Instructions for the task => Retype the data that follows line by line, exactly, and leave its pictures out.

Records contained in a dataset
##########
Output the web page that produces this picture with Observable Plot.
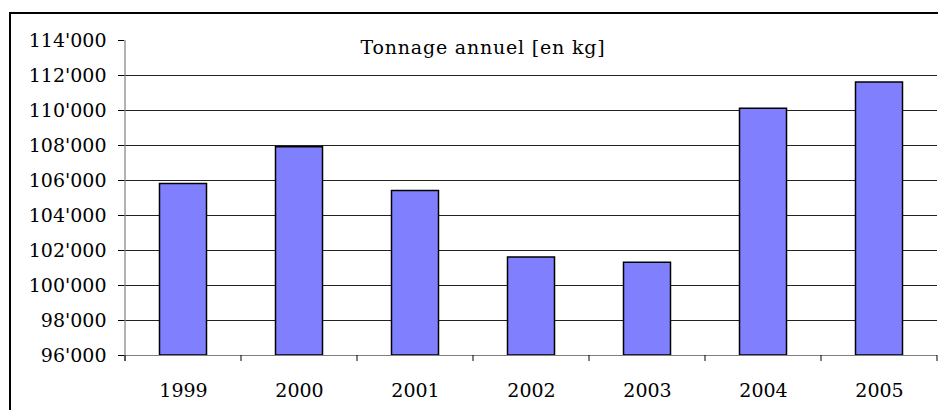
<!DOCTYPE html>
<html>
<head>
<meta charset="utf-8">
<script src="https://cdn.jsdelivr.net/npm/d3@7"></script>
<script src="https://cdn.jsdelivr.net/npm/@observablehq/plot@0.6"></script>
<style>
  html, body { margin: 0; padding: 0; background: #fff; }
  #wrap { position: relative; width: 938px; height: 410px; overflow: hidden; }
  #box { position: absolute; left: 9px; top: 12px; width: 1200px; height: 800px; border: 2px solid #000; box-sizing: border-box; pointer-events: none; }
  #chart svg text { font-family: "DejaVu Serif", serif; font-variant-numeric: normal; }
</style>
</head>
<body>
<div id="wrap"><div id="box"></div><div id="chart"></div></div>
<script>
const years = ["1999", "2000", "2001", "2002", "2003", "2004", "2005"];
const tonnage = [105800, 107900, 105400, 101600, 101300, 110100, 111600];
const yTicks = [96000, 98000, 100000, 102000, 104000, 106000, 108000, 110000, 112000, 114000];
const title = "Tonnage annuel [en kg]";

const data = years.map((y, i) => ({year: y, value: tonnage[i]}));
const fmt = v => d3.format(",")(v).replace(/,/g, "'");
const FONT = "DejaVu Serif";

const chart = Plot.plot({
  width: 938,
  height: 410,
  marginLeft: 124,
  marginRight: 1,
  marginTop: 40,
  marginBottom: 55,
  style: {fontFamily: FONT, fontSize: "19px", color: "#000", background: "transparent", overflow: "visible"},
  x: {domain: years, padding: 0, label: null},
  y: {domain: [96000, 114000], label: null},
  marks: [
    Plot.ruleY(yTicks.slice(1, -1), {stroke: "#222", strokeWidth: 1}),
    Plot.barY(data, {x: "year", y1: 96000, y2: "value", fill: "#8080FF", stroke: "#000", strokeWidth: 1.5, insetLeft: 34.5, insetRight: 34.5}),
    Plot.axisY({ticks: yTicks, tickFormat: fmt, tickSize: 6, tickPadding: 12, stroke: "#000", fontSize: 19, fontFamily: FONT}),
    Plot.ruleY([96000], {stroke: "#808080", strokeWidth: 1.2}),
    Plot.axisX({tickSize: 0, tickPadding: 28, fontSize: 19, fontFamily: FONT}),
    Plot.text([title], {frameAnchor: "top", dx: -48, dy: 7, lineAnchor: "middle", fontSize: 19, fontFamily: FONT, fill: "#000"})
  ]
});

// y axis line and x boundary ticks, positioned with the plot's own scales
const xs = chart.scale("x");
const ys = chart.scale("y");
const svg = d3.select(chart);
const y0 = ys.apply(96000);
const yTop = ys.apply(114000);
const bw = xs.bandwidth;
const edges = years.map(y => xs.apply(y)).concat([xs.apply(years[years.length - 1]) + bw]);
svg.append("line")
  .attr("x1", edges[0]).attr("x2", edges[0])
  .attr("y1", yTop).attr("y2", y0 + 6)
  .attr("stroke", "#808080").attr("stroke-width", 1.2);
svg.append("g").selectAll("line").data(edges).join("line")
  .attr("x1", d => d).attr("x2", d => d)
  .attr("y1", y0).attr("y2", y0 + 6)
  .attr("stroke", "#000").attr("stroke-width", 1);
svg.selectAll("text").filter(function() { return this.textContent === title; })
  .attr("letter-spacing", "0.8px");

document.getElementById("chart").appendChild(chart);
</script>
</body>
</html>
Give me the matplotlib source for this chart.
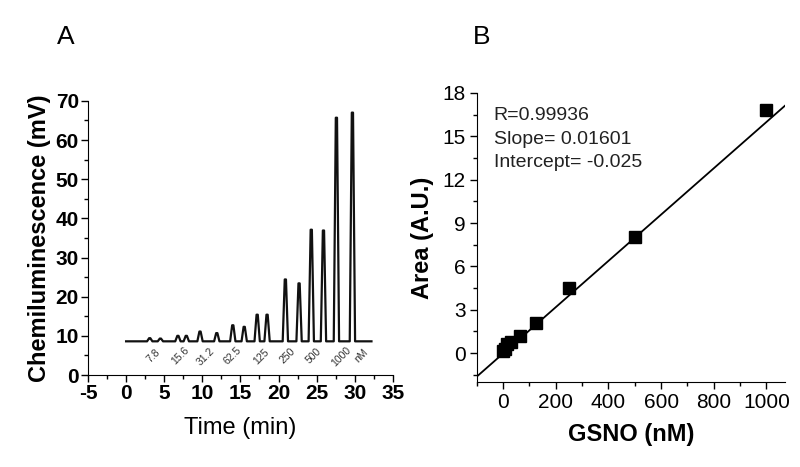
import matplotlib.pyplot as plt
from matplotlib.ticker import MultipleLocator

plt.rcParams['font.family'] = ['Liberation Sans', 'DejaVu Sans']
plt.rcParams['axes.unicode_minus'] = False

# Panel A: chromatogram peaks (time in min, height in mV)
baseline = 8.6
trace_start, trace_end = 0.0, 32.2
peak_times = [3.1, 4.5, 6.8, 7.9, 9.7, 11.9, 14.0, 15.5, 17.2, 18.5,
              20.9, 22.7, 24.3, 25.9, 27.6, 29.7]
peak_heights = [9.4, 9.3, 10.0, 10.0, 11.1, 10.7, 12.7, 12.3, 15.4, 15.4,
                24.4, 23.4, 37.1, 36.9, 65.7, 67.0]
conc_labels = ['7.8', '15.6', '31.2', '62.5', '125', '250', '500', '1000', 'nM']
conc_label_times = [3.6, 7.1, 10.4, 14.0, 17.7, 21.2, 24.6, 28.2, 30.8]

# Panel B: calibration
gsno = [0, 7.8, 15.6, 31.2, 62.5, 125, 250, 500, 1000]
area = [0.15, 0.3, 0.6, 0.8, 1.2, 2.1, 4.5, 8.0, 16.8]
slope, intercept = 0.01601, -0.025

fig = plt.figure(figsize=(8, 4.67), dpi=100)

# ---- A ----
ax1 = fig.add_axes([0.11, 0.197, 0.381, 0.587])
tx, ty = [trace_start], [baseline]
for t, h in zip(peak_times, peak_heights):
    tx += [t - 0.35, t - 0.08, t + 0.08, t + 0.35]
    ty += [baseline, h, h, baseline]
tx.append(trace_end)
ty.append(baseline)
ax1.plot(tx, ty, color='#111111', lw=1.6)
for lab, t in zip(conc_labels, conc_label_times):
    ax1.text(t, 4.8, lab, rotation=45, ha='center', va='center',
             fontsize=7.5, color='#333333')
ax1.set_xlim(-5, 35)
ax1.set_ylim(0, 70)
ax1.xaxis.set_major_locator(MultipleLocator(5))
ax1.xaxis.set_minor_locator(MultipleLocator(2.5))
ax1.yaxis.set_major_locator(MultipleLocator(10))
ax1.yaxis.set_minor_locator(MultipleLocator(5))
ax1.set_xlabel('Time (min)', fontsize=17, labelpad=10)
ax1.set_ylabel('Chemiluminescence (mV)', fontsize=17, fontweight='bold', labelpad=3)
for lab in ax1.get_xticklabels() + ax1.get_yticklabels():
    lab.set_fontweight('bold')
ax1.tick_params(labelsize=15, length=5, width=1, pad=1.5)
ax1.tick_params(which='minor', length=3, width=1)
ax1.spines['top'].set_visible(False)
ax1.spines['right'].set_visible(False)
fig.text(0.082, 0.92, 'A', fontsize=19, ha='center', va='center')

# ---- B ----
ax2 = fig.add_axes([0.596, 0.182, 0.385, 0.619])
fx = [-100, 1070]
fy = [slope * x + intercept for x in fx]
ax2.plot(fx, fy, color='black', lw=1.3)
ax2.plot(gsno, area, 's', color='black', markersize=8)
ax2.set_xlim(-100, 1070)
ax2.set_ylim(-2, 18)
ax2.xaxis.set_major_locator(MultipleLocator(200))
ax2.xaxis.set_minor_locator(MultipleLocator(100))
ax2.yaxis.set_major_locator(MultipleLocator(3))
ax2.yaxis.set_minor_locator(MultipleLocator(1.5))
ax2.set_yticks([0, 3, 6, 9, 12, 15, 18])
ax2.set_xlabel('GSNO (nM)', fontsize=17, fontweight='bold', labelpad=8)
ax2.set_ylabel('Area (A.U.)', fontsize=17, fontweight='bold', labelpad=6)
ax2.tick_params(labelsize=15, length=5, width=1, pad=3)
ax2.tick_params(which='minor', length=3, width=1)
ax2.spines['top'].set_visible(False)
ax2.spines['right'].set_visible(False)
ax2.text(0.055, 0.95, 'R=0.99936\nSlope= 0.01601\nIntercept= -0.025',
         transform=ax2.transAxes, ha='left', va='top', fontsize=14,
         linespacing=1.5, color='#222222')
fig.text(0.602, 0.92, 'B', fontsize=19, ha='center', va='center')

fig.savefig('out.png', dpi=100)
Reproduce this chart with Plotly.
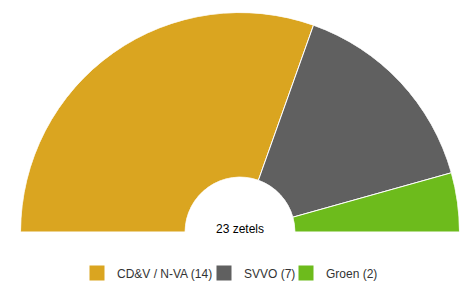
##########
Exercise solution =>
Output the web page that produces this picture with Observable Plot.
<!DOCTYPE html>
<html>
<head>
<meta charset="utf-8">
<script src="https://cdn.jsdelivr.net/npm/d3@7"></script>
<script src="https://cdn.jsdelivr.net/npm/@observablehq/plot@0.6"></script>
<style>
  html, body { margin: 0; padding: 0; background: #fff; }
  #wrap { position: relative; width: 938px; height: 410px; overflow: hidden; }
  #box { position: absolute; left: 9px; top: 12px; width: 1200px; height: 800px; border: 2px solid #000; box-sizing: border-box; pointer-events: none; }
  #chart svg text { font-family: "DejaVu Serif", serif; font-variant-numeric: normal; }
</style>
</head>
<body>
<div id="wrap"><div id="box"></div><div id="chart"></div></div>
<script>
const years = ["1999", "2000", "2001", "2002", "2003", "2004", "2005"];
const tonnage = [105800, 107900, 105400, 101600, 101300, 110100, 111600];
const yTicks = [96000, 98000, 100000, 102000, 104000, 106000, 108000, 110000, 112000, 114000];
const title = "Tonnage annuel [en kg]";

const data = years.map((y, i) => ({year: y, value: tonnage[i]}));
const fmt = v => d3.format(",")(v).replace(/,/g, "'");
const FONT = "DejaVu Serif";

const chart = Plot.plot({
  width: 938,
  height: 410,
  marginLeft: 124,
  marginRight: 1,
  marginTop: 40,
  marginBottom: 55,
  style: {fontFamily: FONT, fontSize: "19px", color: "#000", background: "transparent", overflow: "visible"},
  x: {domain: years, padding: 0, label: null},
  y: {domain: [96000, 114000], label: null},
  marks: [
    Plot.ruleY(yTicks.slice(1, -1), {stroke: "#222", strokeWidth: 1}),
    Plot.barY(data, {x: "year", y1: 96000, y2: "value", fill: "#8080FF", stroke: "#000", strokeWidth: 1.5, insetLeft: 34.5, insetRight: 34.5}),
    Plot.axisY({ticks: yTicks, tickFormat: fmt, tickSize: 6, tickPadding: 12, stroke: "#000", fontSize: 19, fontFamily: FONT}),
    Plot.ruleY([96000], {stroke: "#808080", strokeWidth: 1.2}),
    Plot.axisX({tickSize: 0, tickPadding: 28, fontSize: 19, fontFamily: FONT}),
    Plot.text([title], {frameAnchor: "top", dx: -48, dy: 7, lineAnchor: "middle", fontSize: 19, fontFamily: FONT, fill: "#000"})
  ]
});

// y axis line and x boundary ticks, positioned with the plot's own scales
const xs = chart.scale("x");
const ys = chart.scale("y");
const svg = d3.select(chart);
const y0 = ys.apply(96000);
const yTop = ys.apply(114000);
const bw = xs.bandwidth;
const edges = years.map(y => xs.apply(y)).concat([xs.apply(years[years.length - 1]) + bw]);
svg.append("line")
  .attr("x1", edges[0]).attr("x2", edges[0])
  .attr("y1", yTop).attr("y2", y0 + 6)
  .attr("stroke", "#808080").attr("stroke-width", 1.2);
svg.append("g").selectAll("line").data(edges).join("line")
  .attr("x1", d => d).attr("x2", d => d)
  .attr("y1", y0).attr("y2", y0 + 6)
  .attr("stroke", "#000").attr("stroke-width", 1);
svg.selectAll("text").filter(function() { return this.textContent === title; })
  .attr("letter-spacing", "0.8px");

document.getElementById("chart").appendChild(chart);
</script>
</body>
</html>
Give me the matplotlib source for this chart.
import matplotlib.pyplot as plt
from matplotlib.ticker import MultipleLocator

plt.rcParams['font.family'] = ['Liberation Sans', 'DejaVu Sans']
plt.rcParams['axes.unicode_minus'] = False

# Panel A: chromatogram peaks (time in min, height in mV)
baseline = 8.6
trace_start, trace_end = 0.0, 32.2
peak_times = [3.1, 4.5, 6.8, 7.9, 9.7, 11.9, 14.0, 15.5, 17.2, 18.5,
              20.9, 22.7, 24.3, 25.9, 27.6, 29.7]
peak_heights = [9.4, 9.3, 10.0, 10.0, 11.1, 10.7, 12.7, 12.3, 15.4, 15.4,
                24.4, 23.4, 37.1, 36.9, 65.7, 67.0]
conc_labels = ['7.8', '15.6', '31.2', '62.5', '125', '250', '500', '1000', 'nM']
conc_label_times = [3.6, 7.1, 10.4, 14.0, 17.7, 21.2, 24.6, 28.2, 30.8]

# Panel B: calibration
gsno = [0, 7.8, 15.6, 31.2, 62.5, 125, 250, 500, 1000]
area = [0.15, 0.3, 0.6, 0.8, 1.2, 2.1, 4.5, 8.0, 16.8]
slope, intercept = 0.01601, -0.025

fig = plt.figure(figsize=(8, 4.67), dpi=100)

# ---- A ----
ax1 = fig.add_axes([0.11, 0.197, 0.381, 0.587])
tx, ty = [trace_start], [baseline]
for t, h in zip(peak_times, peak_heights):
    tx += [t - 0.35, t - 0.08, t + 0.08, t + 0.35]
    ty += [baseline, h, h, baseline]
tx.append(trace_end)
ty.append(baseline)
ax1.plot(tx, ty, color='#111111', lw=1.6)
for lab, t in zip(conc_labels, conc_label_times):
    ax1.text(t, 4.8, lab, rotation=45, ha='center', va='center',
             fontsize=7.5, color='#333333')
ax1.set_xlim(-5, 35)
ax1.set_ylim(0, 70)
ax1.xaxis.set_major_locator(MultipleLocator(5))
ax1.xaxis.set_minor_locator(MultipleLocator(2.5))
ax1.yaxis.set_major_locator(MultipleLocator(10))
ax1.yaxis.set_minor_locator(MultipleLocator(5))
ax1.set_xlabel('Time (min)', fontsize=17, labelpad=10)
ax1.set_ylabel('Chemiluminescence (mV)', fontsize=17, fontweight='bold', labelpad=3)
for lab in ax1.get_xticklabels() + ax1.get_yticklabels():
    lab.set_fontweight('bold')
ax1.tick_params(labelsize=15, length=5, width=1, pad=1.5)
ax1.tick_params(which='minor', length=3, width=1)
ax1.spines['top'].set_visible(False)
ax1.spines['right'].set_visible(False)
fig.text(0.082, 0.92, 'A', fontsize=19, ha='center', va='center')

# ---- B ----
ax2 = fig.add_axes([0.596, 0.182, 0.385, 0.619])
fx = [-100, 1070]
fy = [slope * x + intercept for x in fx]
ax2.plot(fx, fy, color='black', lw=1.3)
ax2.plot(gsno, area, 's', color='black', markersize=8)
ax2.set_xlim(-100, 1070)
ax2.set_ylim(-2, 18)
ax2.xaxis.set_major_locator(MultipleLocator(200))
ax2.xaxis.set_minor_locator(MultipleLocator(100))
ax2.yaxis.set_major_locator(MultipleLocator(3))
ax2.yaxis.set_minor_locator(MultipleLocator(1.5))
ax2.set_yticks([0, 3, 6, 9, 12, 15, 18])
ax2.set_xlabel('GSNO (nM)', fontsize=17, fontweight='bold', labelpad=8)
ax2.set_ylabel('Area (A.U.)', fontsize=17, fontweight='bold', labelpad=6)
ax2.tick_params(labelsize=15, length=5, width=1, pad=3)
ax2.tick_params(which='minor', length=3, width=1)
ax2.spines['top'].set_visible(False)
ax2.spines['right'].set_visible(False)
ax2.text(0.055, 0.95, 'R=0.99936\nSlope= 0.01601\nIntercept= -0.025',
         transform=ax2.transAxes, ha='left', va='top', fontsize=14,
         linespacing=1.5, color='#222222')
fig.text(0.602, 0.92, 'B', fontsize=19, ha='center', va='center')

fig.savefig('out.png', dpi=100)
Reproduce this chart with Plotly.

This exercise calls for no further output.